New Outdoor Lighting a Win-Win for People and the Environment

The business landscape is charging at a rapid pace as companies of all kinds look to adhere to the principle of the “triple bottom line”. We are no longer just looking at financial profits, but also the benefits to the planet the people who work and visit our facilities.

We are seeing significant investments in environmental sustainability and the wellness and safety of employees and visitors. These are no longer “nice to have factors” but “need to have” attributes that matter in terms of corporate standing, reputation, and employee retention and recruitment.

A recent report from Harvard Law School’s Forum on Corporate Governance has found the sustainability reporting for large companies around the world has become the norm. It sites factors ranging from the rise of the internet to climate change, and the increased expectations from stakeholders, consumers, investors, and regulators.

The number of LEED-certified buildings in the US increased from 296 projects to 67,200 between 2006 and 2018. Among the many aspects surrounding a buildings eligible points towards LEED certification, lighting pollution reduction is a main discerning factor.

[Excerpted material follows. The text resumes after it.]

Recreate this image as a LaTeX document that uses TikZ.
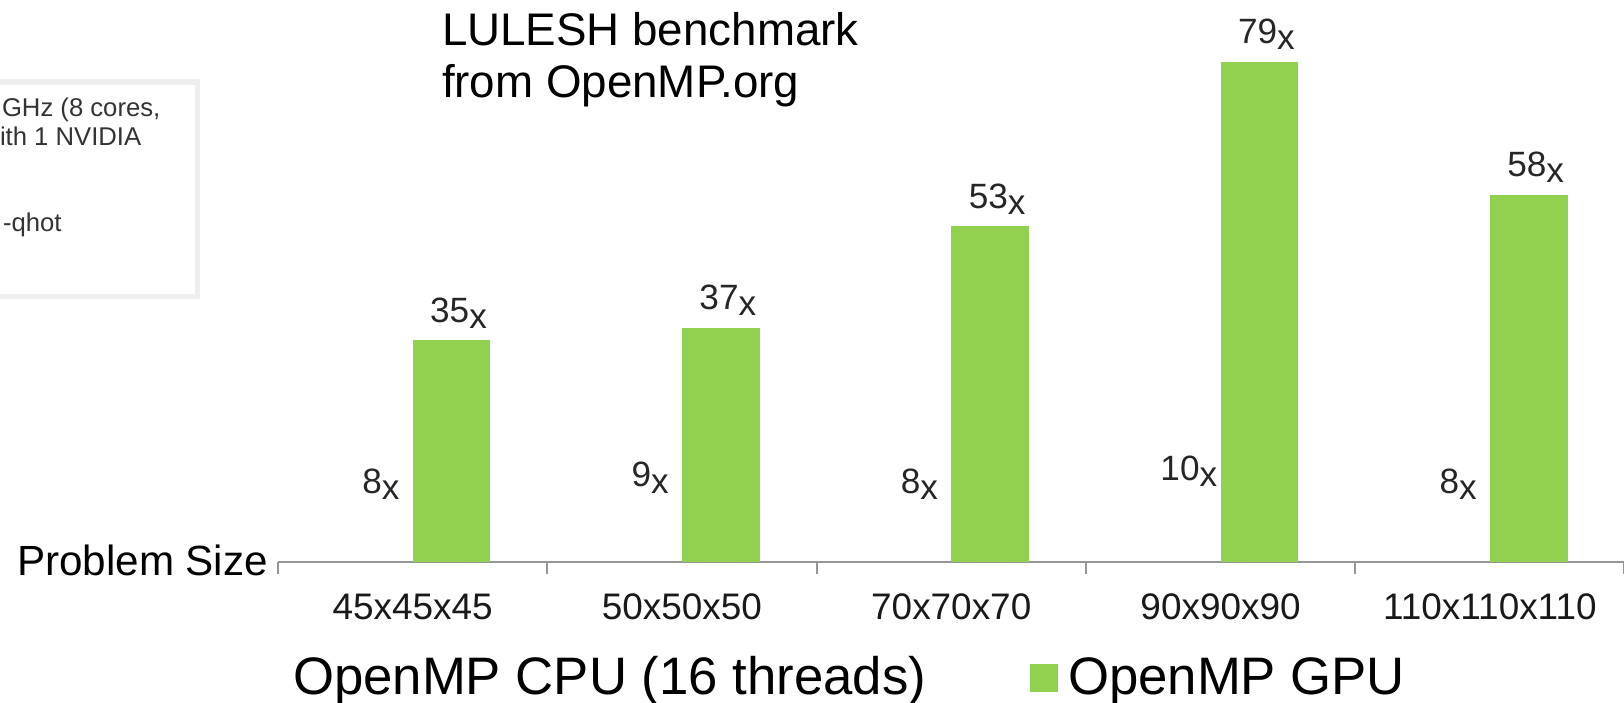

With this in mind, the DesignLights Consortium (DLC) recently released an initial draft of the LED lighting specification for stakeholder comment. The initial draft looks at energy efficiency, quality, and controllability thresholds to identify and promote outdoor lighting that offers both energy efficiency and shielding the night sky from light pollution.

They are aimed at specifically identifying select outdoor lighting products that maximize energy savings while mitigating three main light pollution categories:

  • Sky Glow – the cumulative scattering effect of artificial light sources that brighten the night sky
  • Light Trespass – the effect of light spilling into locations where it is not wanted or needed
  • Short Wavelength – blue-violet (i.e., cool) light that brightens the sky more and can be perceived by humans and wildlife as harsher than warm, longer wavelength (red-amber) light.